▶ [YOUR GOAL] Will you output the lines between the ones holding "Recreate this image" and "plt.rcParams['font.family'] = ['Liberation", inclusive, exactly as they stand, and only those lines, with the pictures left out?

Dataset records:
***

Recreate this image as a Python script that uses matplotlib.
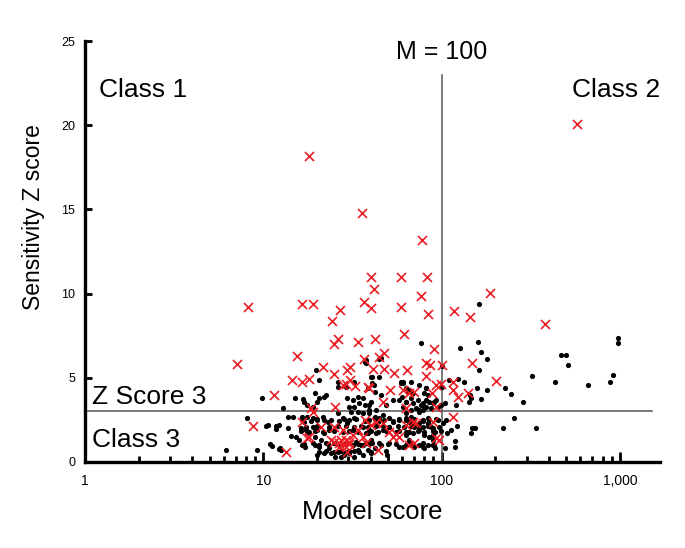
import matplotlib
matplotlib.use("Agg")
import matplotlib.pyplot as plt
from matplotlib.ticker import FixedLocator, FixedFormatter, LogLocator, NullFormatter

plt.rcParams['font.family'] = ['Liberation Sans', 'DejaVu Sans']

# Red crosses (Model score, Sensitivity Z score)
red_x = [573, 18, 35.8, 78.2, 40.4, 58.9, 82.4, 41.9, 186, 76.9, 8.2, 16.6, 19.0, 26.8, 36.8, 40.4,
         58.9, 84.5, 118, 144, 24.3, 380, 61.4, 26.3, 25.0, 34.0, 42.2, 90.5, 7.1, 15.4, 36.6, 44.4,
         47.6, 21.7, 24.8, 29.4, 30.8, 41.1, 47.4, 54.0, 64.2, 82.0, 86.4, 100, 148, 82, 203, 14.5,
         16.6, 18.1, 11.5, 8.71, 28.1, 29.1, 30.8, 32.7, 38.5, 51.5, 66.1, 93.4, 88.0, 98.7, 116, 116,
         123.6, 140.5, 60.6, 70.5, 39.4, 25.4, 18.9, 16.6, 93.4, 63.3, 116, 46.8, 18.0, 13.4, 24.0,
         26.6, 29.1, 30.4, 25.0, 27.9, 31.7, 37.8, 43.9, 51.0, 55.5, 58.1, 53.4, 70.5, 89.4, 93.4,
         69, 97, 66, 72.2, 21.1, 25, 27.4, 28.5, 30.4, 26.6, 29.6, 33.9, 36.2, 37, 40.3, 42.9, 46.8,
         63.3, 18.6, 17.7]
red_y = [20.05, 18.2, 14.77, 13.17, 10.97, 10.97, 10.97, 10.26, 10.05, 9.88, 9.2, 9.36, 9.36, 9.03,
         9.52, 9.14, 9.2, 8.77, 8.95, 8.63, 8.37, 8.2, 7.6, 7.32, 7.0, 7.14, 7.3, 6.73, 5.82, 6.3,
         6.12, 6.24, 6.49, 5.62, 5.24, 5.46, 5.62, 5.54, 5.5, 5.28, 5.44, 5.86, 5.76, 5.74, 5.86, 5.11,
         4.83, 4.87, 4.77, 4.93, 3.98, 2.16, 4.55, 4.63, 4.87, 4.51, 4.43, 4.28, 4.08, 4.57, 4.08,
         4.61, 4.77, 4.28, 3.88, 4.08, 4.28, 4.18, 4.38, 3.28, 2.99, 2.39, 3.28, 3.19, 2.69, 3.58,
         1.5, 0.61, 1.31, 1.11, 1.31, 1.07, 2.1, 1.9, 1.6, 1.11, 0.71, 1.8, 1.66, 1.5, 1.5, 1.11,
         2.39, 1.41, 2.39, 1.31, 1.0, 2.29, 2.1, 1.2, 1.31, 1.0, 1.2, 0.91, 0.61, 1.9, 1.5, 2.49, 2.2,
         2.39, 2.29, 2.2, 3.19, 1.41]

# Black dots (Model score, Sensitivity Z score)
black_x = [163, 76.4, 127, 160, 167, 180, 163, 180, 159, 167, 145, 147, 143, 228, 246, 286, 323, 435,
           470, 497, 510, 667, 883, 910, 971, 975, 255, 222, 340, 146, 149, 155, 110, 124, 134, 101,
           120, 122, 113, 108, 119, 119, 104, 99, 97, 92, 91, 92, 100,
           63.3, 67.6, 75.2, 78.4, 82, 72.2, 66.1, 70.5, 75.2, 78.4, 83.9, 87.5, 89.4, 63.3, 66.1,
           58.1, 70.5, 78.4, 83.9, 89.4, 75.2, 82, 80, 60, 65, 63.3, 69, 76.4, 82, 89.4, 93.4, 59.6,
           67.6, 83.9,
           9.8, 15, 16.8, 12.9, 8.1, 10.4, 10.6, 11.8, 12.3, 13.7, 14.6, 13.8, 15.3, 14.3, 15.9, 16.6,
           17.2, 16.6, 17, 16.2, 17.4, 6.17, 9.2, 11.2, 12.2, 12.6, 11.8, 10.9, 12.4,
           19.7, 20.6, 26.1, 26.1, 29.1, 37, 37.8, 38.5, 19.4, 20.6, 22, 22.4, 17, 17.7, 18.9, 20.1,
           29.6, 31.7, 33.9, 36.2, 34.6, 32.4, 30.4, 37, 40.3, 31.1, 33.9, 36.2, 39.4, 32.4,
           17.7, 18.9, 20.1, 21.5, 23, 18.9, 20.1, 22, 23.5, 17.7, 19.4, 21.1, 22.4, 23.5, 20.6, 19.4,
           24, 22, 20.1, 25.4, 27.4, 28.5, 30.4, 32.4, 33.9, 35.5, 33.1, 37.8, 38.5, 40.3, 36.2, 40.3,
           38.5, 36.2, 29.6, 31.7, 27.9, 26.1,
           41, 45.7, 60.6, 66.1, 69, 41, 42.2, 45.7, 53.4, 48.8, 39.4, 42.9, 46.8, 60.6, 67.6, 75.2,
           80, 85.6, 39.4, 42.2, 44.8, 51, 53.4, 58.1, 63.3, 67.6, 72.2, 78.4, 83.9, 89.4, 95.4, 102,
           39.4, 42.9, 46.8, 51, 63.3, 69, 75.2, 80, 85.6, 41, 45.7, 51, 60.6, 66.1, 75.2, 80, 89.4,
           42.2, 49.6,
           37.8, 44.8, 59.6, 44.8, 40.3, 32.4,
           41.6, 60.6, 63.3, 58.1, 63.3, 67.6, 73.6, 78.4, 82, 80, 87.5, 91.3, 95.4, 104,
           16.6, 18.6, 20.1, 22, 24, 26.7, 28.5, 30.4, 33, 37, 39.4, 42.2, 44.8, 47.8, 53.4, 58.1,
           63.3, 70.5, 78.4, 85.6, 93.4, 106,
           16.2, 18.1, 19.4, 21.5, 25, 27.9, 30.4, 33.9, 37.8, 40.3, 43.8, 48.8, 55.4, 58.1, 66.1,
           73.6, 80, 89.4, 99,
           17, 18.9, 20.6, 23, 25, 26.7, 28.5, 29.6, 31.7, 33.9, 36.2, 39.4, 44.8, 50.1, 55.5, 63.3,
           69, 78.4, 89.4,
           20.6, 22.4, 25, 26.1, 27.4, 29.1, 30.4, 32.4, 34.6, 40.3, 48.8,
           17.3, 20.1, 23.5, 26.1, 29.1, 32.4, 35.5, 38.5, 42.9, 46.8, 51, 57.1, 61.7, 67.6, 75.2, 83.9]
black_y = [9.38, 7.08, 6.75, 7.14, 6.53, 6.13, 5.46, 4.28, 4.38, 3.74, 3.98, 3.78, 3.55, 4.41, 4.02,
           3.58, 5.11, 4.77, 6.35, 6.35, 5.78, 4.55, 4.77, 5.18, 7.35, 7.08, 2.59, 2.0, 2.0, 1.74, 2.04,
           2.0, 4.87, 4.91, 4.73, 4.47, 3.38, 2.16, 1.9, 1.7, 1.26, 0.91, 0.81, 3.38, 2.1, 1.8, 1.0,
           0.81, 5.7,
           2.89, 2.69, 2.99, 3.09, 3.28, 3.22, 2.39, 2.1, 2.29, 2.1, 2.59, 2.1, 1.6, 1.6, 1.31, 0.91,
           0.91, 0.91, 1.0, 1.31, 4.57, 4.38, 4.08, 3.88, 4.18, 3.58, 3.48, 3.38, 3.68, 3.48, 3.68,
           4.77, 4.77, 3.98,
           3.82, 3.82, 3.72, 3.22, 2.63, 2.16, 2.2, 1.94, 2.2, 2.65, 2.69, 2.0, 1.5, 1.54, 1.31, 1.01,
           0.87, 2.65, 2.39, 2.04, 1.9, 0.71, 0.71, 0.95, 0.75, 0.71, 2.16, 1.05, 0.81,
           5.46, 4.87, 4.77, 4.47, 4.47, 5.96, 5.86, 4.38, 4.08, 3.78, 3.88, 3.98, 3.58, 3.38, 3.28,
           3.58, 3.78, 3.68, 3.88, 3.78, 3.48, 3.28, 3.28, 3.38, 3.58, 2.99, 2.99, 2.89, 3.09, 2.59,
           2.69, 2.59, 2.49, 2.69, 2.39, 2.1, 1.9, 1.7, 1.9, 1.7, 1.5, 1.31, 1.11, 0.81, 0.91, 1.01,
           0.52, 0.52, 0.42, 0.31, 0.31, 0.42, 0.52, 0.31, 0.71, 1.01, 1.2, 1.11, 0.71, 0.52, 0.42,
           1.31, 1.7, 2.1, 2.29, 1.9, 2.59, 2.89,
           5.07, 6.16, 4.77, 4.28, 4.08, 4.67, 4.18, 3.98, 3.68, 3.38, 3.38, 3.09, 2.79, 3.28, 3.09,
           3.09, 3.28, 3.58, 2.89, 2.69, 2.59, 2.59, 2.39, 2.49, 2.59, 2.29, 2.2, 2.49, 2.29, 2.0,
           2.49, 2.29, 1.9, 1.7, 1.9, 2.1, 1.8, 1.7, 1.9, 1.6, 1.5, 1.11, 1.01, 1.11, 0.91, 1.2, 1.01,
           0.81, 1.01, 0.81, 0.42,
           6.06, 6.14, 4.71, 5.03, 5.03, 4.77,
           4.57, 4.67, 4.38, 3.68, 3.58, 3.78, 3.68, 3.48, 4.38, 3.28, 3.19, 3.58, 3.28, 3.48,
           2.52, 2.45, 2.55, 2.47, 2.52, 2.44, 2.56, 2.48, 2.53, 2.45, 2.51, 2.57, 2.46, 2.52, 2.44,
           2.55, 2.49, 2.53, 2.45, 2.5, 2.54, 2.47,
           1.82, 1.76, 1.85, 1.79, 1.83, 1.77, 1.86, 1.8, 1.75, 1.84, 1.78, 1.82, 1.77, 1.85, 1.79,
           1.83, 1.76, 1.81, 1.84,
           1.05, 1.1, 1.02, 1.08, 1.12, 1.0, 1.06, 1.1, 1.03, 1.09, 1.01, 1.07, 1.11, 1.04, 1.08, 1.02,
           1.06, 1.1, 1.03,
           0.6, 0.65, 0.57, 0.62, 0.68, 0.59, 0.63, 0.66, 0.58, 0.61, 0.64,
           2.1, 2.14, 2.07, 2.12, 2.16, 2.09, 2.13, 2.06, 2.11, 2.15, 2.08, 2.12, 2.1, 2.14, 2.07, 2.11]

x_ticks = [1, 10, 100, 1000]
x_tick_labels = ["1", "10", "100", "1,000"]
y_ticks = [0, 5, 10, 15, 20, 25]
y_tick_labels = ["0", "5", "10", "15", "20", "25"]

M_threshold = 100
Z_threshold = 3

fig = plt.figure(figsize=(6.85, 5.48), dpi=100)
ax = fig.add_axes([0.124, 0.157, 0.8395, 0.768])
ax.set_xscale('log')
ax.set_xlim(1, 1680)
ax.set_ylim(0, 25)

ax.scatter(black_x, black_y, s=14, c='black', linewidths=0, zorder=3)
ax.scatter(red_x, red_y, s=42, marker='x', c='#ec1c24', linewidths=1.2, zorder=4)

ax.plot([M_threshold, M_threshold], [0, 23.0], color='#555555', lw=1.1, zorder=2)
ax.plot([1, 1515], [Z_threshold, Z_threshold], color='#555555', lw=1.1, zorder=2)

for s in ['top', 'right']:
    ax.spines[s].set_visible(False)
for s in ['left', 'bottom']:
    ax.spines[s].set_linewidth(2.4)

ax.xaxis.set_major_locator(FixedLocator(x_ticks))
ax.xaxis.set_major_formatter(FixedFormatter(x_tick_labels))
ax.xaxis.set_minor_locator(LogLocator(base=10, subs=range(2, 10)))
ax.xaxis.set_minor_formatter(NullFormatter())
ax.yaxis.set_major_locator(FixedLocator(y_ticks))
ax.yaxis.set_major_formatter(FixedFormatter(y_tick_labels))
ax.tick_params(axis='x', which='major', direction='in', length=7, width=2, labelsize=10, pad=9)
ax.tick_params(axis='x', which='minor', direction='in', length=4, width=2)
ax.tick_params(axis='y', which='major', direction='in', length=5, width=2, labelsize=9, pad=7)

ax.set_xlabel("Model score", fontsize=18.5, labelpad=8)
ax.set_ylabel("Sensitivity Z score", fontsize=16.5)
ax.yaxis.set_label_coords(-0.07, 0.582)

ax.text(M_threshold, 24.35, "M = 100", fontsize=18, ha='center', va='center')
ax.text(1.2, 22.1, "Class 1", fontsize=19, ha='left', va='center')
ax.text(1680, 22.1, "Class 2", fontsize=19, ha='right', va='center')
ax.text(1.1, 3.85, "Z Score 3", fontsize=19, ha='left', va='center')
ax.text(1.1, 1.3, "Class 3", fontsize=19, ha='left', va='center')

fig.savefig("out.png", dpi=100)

***

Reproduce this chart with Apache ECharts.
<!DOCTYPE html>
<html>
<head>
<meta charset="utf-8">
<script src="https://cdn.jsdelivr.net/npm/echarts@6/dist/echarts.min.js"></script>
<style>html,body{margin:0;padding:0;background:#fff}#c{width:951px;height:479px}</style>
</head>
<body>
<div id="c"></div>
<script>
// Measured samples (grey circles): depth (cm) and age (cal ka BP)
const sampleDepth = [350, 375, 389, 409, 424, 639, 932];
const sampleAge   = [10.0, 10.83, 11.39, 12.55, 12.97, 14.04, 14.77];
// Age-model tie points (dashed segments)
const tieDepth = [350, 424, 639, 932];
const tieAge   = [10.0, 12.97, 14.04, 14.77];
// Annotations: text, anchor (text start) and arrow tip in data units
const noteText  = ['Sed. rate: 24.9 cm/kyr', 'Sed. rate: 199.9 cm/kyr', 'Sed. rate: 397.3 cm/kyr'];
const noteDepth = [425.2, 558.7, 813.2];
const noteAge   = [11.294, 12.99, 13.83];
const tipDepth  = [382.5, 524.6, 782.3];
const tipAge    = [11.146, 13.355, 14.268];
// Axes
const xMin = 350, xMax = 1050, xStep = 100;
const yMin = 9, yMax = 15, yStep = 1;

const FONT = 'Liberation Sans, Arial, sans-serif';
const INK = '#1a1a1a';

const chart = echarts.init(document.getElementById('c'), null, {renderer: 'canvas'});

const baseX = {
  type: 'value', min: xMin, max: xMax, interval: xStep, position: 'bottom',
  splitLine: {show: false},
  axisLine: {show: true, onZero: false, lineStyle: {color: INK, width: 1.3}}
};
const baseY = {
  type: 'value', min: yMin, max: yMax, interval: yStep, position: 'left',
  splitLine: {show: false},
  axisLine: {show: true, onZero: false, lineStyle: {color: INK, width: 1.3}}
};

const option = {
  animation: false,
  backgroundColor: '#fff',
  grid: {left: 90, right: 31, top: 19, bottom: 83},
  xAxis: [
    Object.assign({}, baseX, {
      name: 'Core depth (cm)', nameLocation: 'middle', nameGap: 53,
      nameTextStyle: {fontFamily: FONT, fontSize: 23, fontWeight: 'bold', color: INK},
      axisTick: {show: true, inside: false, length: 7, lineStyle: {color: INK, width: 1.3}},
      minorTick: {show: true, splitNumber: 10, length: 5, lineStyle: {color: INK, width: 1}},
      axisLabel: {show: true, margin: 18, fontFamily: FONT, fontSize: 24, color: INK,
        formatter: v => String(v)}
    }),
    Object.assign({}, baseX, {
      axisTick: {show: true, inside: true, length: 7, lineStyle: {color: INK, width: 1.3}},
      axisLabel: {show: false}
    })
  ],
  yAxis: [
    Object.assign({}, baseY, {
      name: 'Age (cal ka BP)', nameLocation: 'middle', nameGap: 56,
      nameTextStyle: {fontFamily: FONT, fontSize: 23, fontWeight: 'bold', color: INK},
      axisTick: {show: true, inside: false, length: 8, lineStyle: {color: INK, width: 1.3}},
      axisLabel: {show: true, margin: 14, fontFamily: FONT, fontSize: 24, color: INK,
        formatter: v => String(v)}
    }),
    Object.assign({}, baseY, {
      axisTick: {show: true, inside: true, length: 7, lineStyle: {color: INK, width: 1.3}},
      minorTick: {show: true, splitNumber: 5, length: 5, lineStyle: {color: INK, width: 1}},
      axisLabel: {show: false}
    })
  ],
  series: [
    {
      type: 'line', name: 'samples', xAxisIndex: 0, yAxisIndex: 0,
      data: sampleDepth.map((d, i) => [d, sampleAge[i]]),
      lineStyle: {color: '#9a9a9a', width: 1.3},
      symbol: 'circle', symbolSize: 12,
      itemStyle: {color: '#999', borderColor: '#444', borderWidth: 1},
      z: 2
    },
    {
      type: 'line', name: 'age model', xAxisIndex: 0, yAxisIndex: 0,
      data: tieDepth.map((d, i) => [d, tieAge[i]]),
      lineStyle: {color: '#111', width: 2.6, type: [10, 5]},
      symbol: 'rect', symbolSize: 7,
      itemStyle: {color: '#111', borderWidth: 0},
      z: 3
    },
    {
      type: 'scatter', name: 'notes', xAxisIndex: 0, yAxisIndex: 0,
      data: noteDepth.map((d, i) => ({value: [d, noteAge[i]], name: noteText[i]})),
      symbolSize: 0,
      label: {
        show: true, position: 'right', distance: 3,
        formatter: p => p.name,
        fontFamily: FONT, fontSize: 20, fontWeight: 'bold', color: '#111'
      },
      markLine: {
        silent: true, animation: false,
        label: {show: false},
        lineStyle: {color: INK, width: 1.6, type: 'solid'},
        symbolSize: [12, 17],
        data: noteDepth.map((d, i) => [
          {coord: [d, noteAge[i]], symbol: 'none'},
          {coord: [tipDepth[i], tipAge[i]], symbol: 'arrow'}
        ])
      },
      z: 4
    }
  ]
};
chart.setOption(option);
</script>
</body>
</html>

***

▶ [EXERCISE RESULT]
Recreate this image as a Python script that uses matplotlib.
import matplotlib
matplotlib.use("Agg")
import matplotlib.pyplot as plt
from matplotlib.ticker import FixedLocator, FixedFormatter, LogLocator, NullFormatter

plt.rcParams['font.family'] = ['Liberation Sans', 'DejaVu Sans']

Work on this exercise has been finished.